Die jahrelange Verfolgung und die Lebensbedingungen im Ghetto Theresienstadt und den Konzentrationslagern waren für seine Gesundheit nicht folgenlos geblieben. Zu den Migräneanfällen, an denen er bereits in Theresienstadt litt, kam später das Asthma hinzu. Stationäre Behandlungen und der Versuch, durch Kuren sein Leiden zu heilen, verliefen ergebnislos. Im Wintersemester 1974/75 erkrankte er so schwer, dass er sich für das ganze restliche Semester beurlauben lassen musste, war aber in den darauf folgenden Semestern bis zu seiner Emeritierung 1977 wieder arbeitsfähig und plante, eine „Geschichte der jüdischen Wohlfahrt in Deutschland“ zu schreiben. Dieses Vorhaben konnte er nicht mehr realisieren, denn er starb – ohne vorherige akute Erkrankung – am 8. Januar 1978 an Herzversagen.
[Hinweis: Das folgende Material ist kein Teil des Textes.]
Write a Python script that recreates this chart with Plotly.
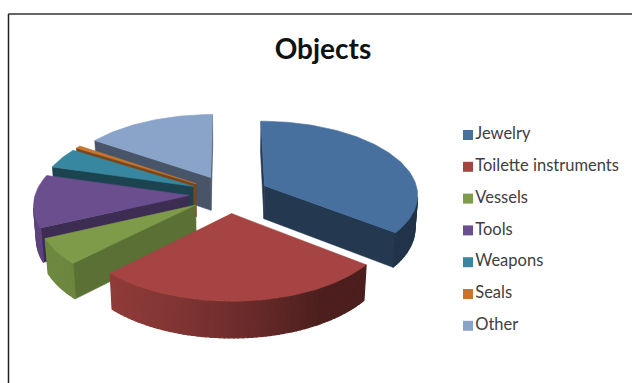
import math
import plotly.graph_objects as go

title = "Objects"
categories = ["Jewelry", "Toilette instruments", "Vessels", "Tools", "Weapons", "Seals", "Other"]
values = [35.5, 27.0, 5.6, 11.4, 4.4, 0.6, 15.5]
top_colors = ["#47709f", "#a54442", "#7d9b48", "#6b4e8e", "#36879f", "#c8742e", "#8aa4c9"]
cut_shades = [0.50, 0.50, 0.72, 0.58, 0.50, 0.60, 0.52]

# Projection of the tilted pie
CX, CY = 229, 194
F, D = 1230, 8.0
ELEV = math.radians(28.5)
HEIGHT = 0.25
PULL = 0.26
STEP = 1.5


def project(x, y, z):
    depth = D + y * math.cos(ELEV) - z * math.sin(ELEV)
    s = F / depth
    return CX + x * s, CY - (y * math.sin(ELEV) + z * math.cos(ELEV)) * s


def shade(hex_color, k):
    r, g, b = (int(hex_color[i:i + 2], 16) for i in (1, 3, 5))
    return f"rgb({r * k:.0f},{g * k:.0f},{b * k:.0f})"


def poly(fig, pts, color, width=0.6):
    xs = [p[0] for p in pts] + [pts[0][0]]
    ys = [p[1] for p in pts] + [pts[0][1]]
    fig.add_trace(go.Scatter(x=xs, y=ys, mode="lines", fill="toself", fillcolor=color,
                             line=dict(color=color, width=width), hoverinfo="skip", showlegend=False))


def facing(pts):
    # Negative when the quad faces the viewer, in y-down screen space
    a = 0
    for i in range(len(pts)):
        x0, y0 = pts[i]
        x1, y1 = pts[(i + 1) % len(pts)]
        a += x0 * y1 - x1 * y0
    return a


fig = go.Figure()
total = sum(values)
spans = []
angle = 0
for v in values:
    spans.append((angle, angle + v / total * 360))
    angle += v / total * 360

slices = []
for i, (a0, a1) in enumerate(spans):
    mid = math.radians((a0 + a1) / 2)
    slices.append((math.cos(mid), i, a0, a1, mid))

# Far slices are painted first
for _, i, a0, a1, mid in sorted(slices, reverse=True):
    ox, oy = PULL * math.sin(mid), PULL * math.cos(mid)
    col = top_colors[i]
    n = max(2, int((a1 - a0) / STEP))
    angs = [a0 + (a1 - a0) * k / n for k in range(n + 1)]
    rim = [(ox + math.sin(math.radians(a)), oy + math.cos(math.radians(a))) for a in angs]
    apex = (ox, oy)

    # Cut walls
    for p, q in ((apex, rim[0]), (rim[-1], apex)):
        wall = [project(p[0], p[1], 0), project(q[0], q[1], 0),
                project(q[0], q[1], -HEIGHT), project(p[0], p[1], -HEIGHT)]
        if facing(wall) < 0:
            poly(fig, wall, shade(col, cut_shades[i]))

    # Outer wall, in narrow strips for the shading
    for k in range(n):
        p, q = rim[k], rim[k + 1]
        wall = [project(p[0], p[1], 0), project(q[0], q[1], 0),
                project(q[0], q[1], -HEIGHT), project(p[0], p[1], -HEIGHT)]
        if facing(wall) < 0:
            am = math.radians((angs[k] + angs[k + 1]) / 2 - 240)
            poly(fig, wall, shade(col, 0.46 + 0.42 * max(0.0, math.cos(am))), width=1.2)

    # Top face
    poly(fig, [project(apex[0], apex[1], 0)] + [project(p[0], p[1], 0) for p in rim], col)

# Key at the right
key_x = 468
key_top = 135
key_gap = 31.8
for i, name in enumerate(categories):
    fig.add_trace(go.Scatter(x=[key_x], y=[key_top + i * key_gap], mode="markers+text", name=name,
                             text=[name], textposition="middle right",
                             textfont=dict(family="Lato", size=16.5, color="#404040"),
                             marker=dict(symbol="square", size=10, color=top_colors[i]),
                             showlegend=False, hovertemplate="%{text}<extra></extra>"))

fig.update_layout(
    width=632, height=383, autosize=False,
    margin=dict(l=0, r=0, t=0, b=0),
    paper_bgcolor="white", plot_bgcolor="white",
    showlegend=False,
    title=dict(text=f"<b>{title}</b>", x=323 / 632, y=1 - 49 / 383, xanchor="center", yanchor="middle",
               font=dict(family="Lato", size=28, color="#111111")),
    xaxis=dict(range=[0, 632], visible=False, fixedrange=True),
    yaxis=dict(range=[383, 0], visible=False, fixedrange=True),
    shapes=[
        dict(type="line", xref="paper", yref="paper", x0=8.5 / 632, x1=1, y0=1 - 14 / 383, y1=1 - 14 / 383,
             line=dict(color="#333333", width=1.5)),
        dict(type="line", xref="paper", yref="paper", x0=8.5 / 632, x1=8.5 / 632, y0=0, y1=1 - 14 / 383,
             line=dict(color="#222222", width=1.5)),
    ],
)
fig.write_html("out.html", config=dict(displayModeBar=False), post_script="document.body.style.margin='0';")
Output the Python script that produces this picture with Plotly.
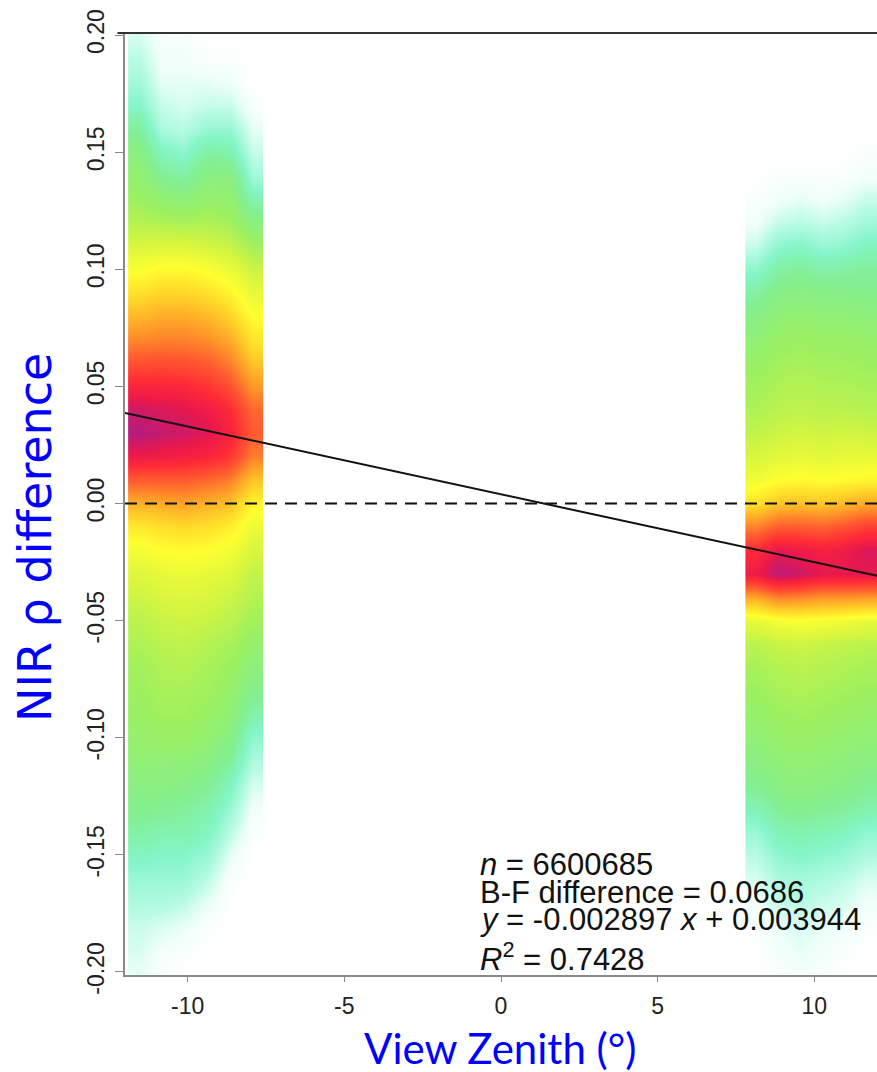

Für die vorliegende Biographie wurden aus dem umfangreichen Nachlass von Berthold Simonsohn, der sich im Bundesarchiv Koblenz befindet seine Aufzeichnungen, Briefe und Manuskripte herangezogen und zitiert, wobei die verwendete Rechtschreibung und Zeichensetzung beibehalten wurde. Simonsohns Veröffentlichungen sind meist in Fachzeitschriften erschienen und damit heute schwer zugänglich. Deshalb verbindet sich mit der Darstellung und Analyse seines wissenschaftlichen Werkes die Hoffnung, dass seine Schriften rezipiert werden und seine innovativen Ansätze in den Diskurs der Sozialpädagogik wieder Eingang finden.